◆ **Challenge**:
Identify and copy all lines of the material where the string "What" is found.

◆ **Dataset extract**:
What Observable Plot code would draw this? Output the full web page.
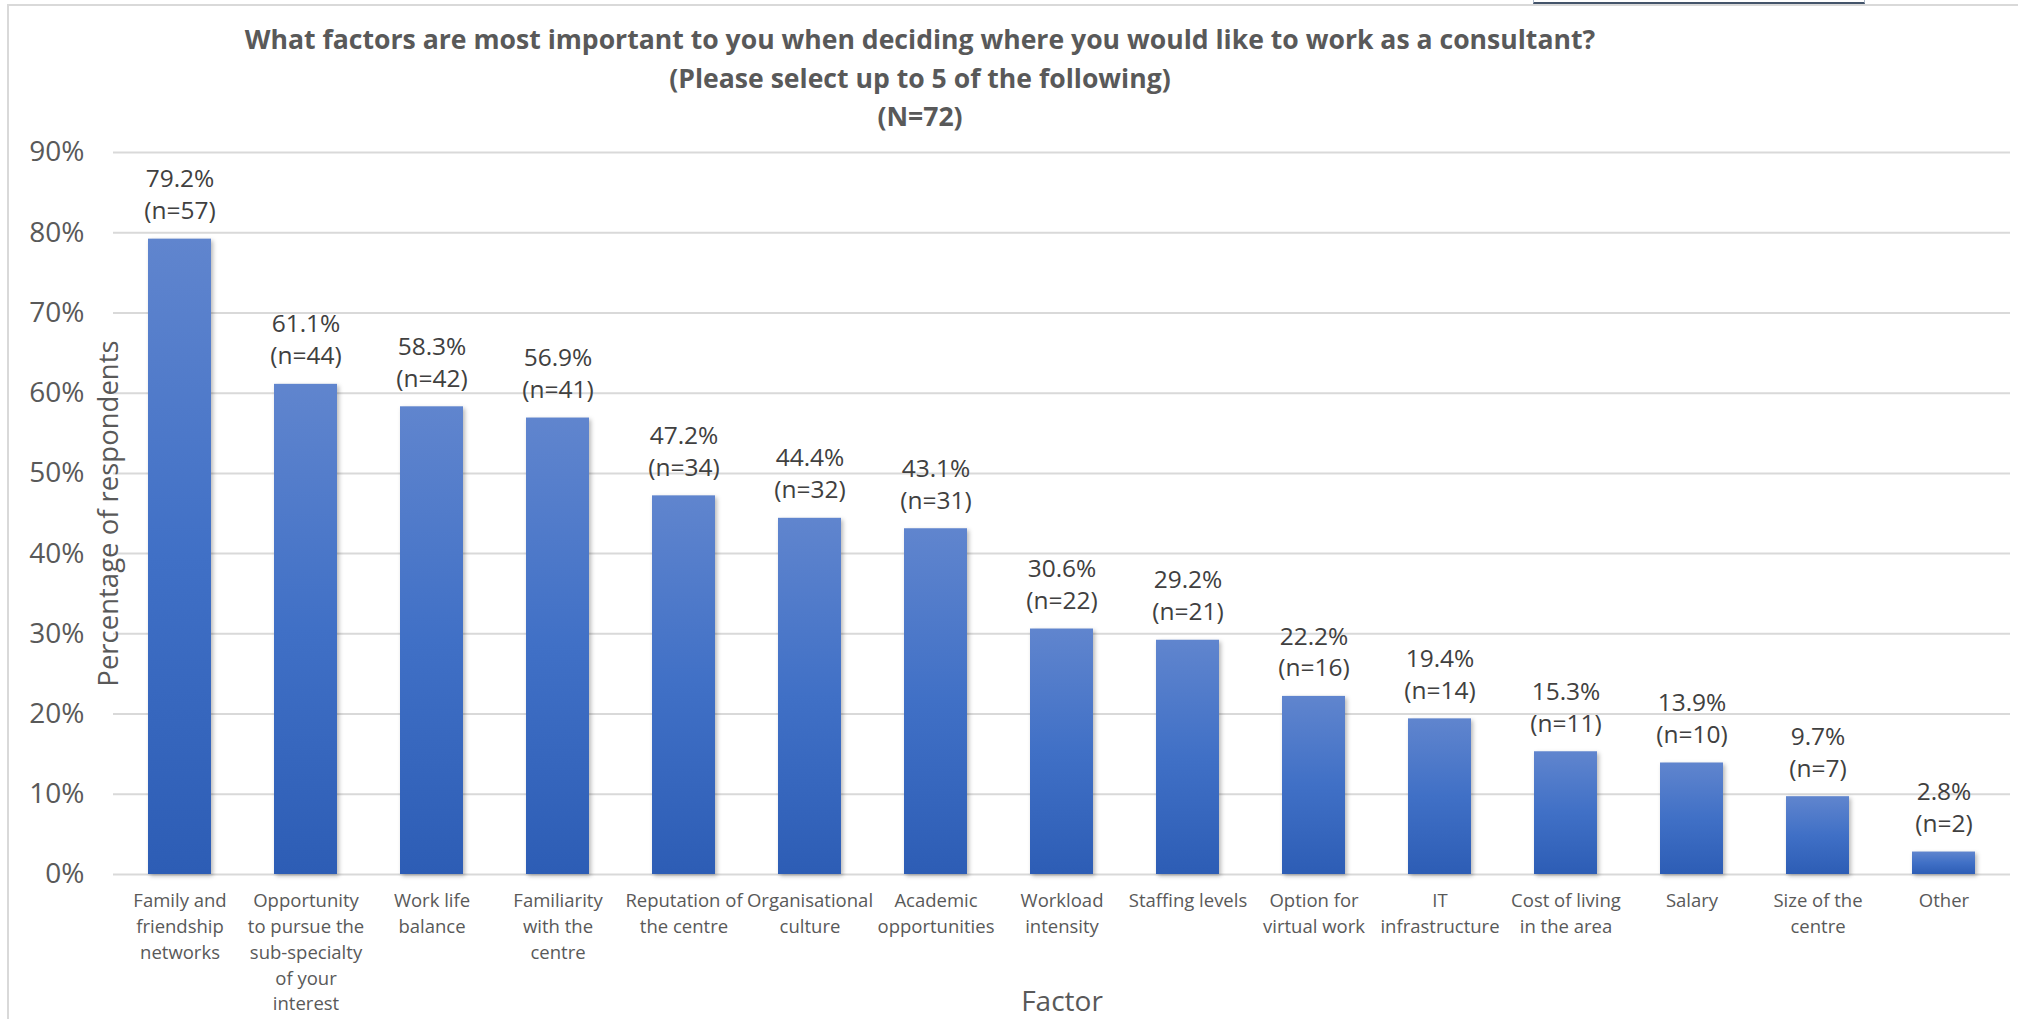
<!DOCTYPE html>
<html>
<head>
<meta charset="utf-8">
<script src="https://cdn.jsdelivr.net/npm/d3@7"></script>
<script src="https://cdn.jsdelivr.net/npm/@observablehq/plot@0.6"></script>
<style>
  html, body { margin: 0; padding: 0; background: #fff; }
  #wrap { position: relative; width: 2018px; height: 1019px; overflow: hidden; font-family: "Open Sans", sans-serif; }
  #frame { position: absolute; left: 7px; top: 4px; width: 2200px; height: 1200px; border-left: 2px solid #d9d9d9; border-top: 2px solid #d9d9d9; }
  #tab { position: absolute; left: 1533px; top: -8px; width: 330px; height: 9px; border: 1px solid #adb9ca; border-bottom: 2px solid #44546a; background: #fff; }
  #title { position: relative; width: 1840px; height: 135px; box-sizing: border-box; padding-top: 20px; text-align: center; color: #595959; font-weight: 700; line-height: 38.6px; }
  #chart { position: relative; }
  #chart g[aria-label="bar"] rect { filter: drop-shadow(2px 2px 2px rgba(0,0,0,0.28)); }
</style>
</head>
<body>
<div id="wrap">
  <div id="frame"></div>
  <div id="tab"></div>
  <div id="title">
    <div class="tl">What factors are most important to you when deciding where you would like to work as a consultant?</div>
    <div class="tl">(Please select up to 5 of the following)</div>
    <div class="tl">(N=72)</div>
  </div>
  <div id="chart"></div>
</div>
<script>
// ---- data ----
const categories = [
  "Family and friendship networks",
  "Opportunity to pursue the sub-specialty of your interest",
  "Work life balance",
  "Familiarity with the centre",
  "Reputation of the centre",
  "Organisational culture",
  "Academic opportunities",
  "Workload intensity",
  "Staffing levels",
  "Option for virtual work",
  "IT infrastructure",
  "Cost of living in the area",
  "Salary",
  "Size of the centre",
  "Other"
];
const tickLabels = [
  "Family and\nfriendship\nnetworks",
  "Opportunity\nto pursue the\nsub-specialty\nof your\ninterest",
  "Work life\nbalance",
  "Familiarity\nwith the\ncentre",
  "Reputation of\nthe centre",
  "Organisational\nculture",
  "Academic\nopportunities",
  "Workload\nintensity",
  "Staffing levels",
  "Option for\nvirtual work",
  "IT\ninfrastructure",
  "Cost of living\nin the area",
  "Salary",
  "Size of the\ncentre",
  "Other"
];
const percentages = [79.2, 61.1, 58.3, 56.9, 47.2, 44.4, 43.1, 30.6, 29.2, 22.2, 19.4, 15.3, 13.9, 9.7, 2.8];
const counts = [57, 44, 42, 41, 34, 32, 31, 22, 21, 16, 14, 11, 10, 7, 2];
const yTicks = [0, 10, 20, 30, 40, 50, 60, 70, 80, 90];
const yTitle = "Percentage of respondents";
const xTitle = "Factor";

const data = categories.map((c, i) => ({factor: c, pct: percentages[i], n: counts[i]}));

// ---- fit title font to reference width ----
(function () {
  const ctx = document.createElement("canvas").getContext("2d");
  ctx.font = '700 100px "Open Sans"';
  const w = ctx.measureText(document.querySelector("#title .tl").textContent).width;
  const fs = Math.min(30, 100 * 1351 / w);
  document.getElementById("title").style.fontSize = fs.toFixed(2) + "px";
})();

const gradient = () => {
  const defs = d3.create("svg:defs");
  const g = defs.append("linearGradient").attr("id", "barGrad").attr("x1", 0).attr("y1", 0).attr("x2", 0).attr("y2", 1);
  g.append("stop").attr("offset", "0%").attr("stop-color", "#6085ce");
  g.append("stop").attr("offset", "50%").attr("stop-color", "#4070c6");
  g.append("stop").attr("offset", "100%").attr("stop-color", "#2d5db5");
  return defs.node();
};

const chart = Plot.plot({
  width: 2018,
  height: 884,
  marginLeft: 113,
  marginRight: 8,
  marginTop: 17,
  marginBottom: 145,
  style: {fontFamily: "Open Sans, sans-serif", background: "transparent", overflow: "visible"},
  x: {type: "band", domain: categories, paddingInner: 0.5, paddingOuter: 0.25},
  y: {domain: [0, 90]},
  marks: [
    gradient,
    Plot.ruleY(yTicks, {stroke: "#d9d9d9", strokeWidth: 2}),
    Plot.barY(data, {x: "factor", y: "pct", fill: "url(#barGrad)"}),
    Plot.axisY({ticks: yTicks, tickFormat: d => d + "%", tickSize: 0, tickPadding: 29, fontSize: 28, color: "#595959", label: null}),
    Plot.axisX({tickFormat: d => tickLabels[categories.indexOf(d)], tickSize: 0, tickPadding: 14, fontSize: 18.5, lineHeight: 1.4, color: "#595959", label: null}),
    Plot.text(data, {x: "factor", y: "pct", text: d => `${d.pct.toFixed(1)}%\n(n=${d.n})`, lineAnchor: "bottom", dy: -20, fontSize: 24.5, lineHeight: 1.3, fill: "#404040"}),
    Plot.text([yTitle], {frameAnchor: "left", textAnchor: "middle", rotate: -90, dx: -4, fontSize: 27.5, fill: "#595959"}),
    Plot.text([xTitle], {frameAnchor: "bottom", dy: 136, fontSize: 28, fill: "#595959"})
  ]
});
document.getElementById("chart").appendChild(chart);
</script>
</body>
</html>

◆ **Worked answer**:
What Observable Plot code would draw this? Output the full web page.
    <div class="tl">What factors are most important to you when deciding where you would like to work as a consultant?</div>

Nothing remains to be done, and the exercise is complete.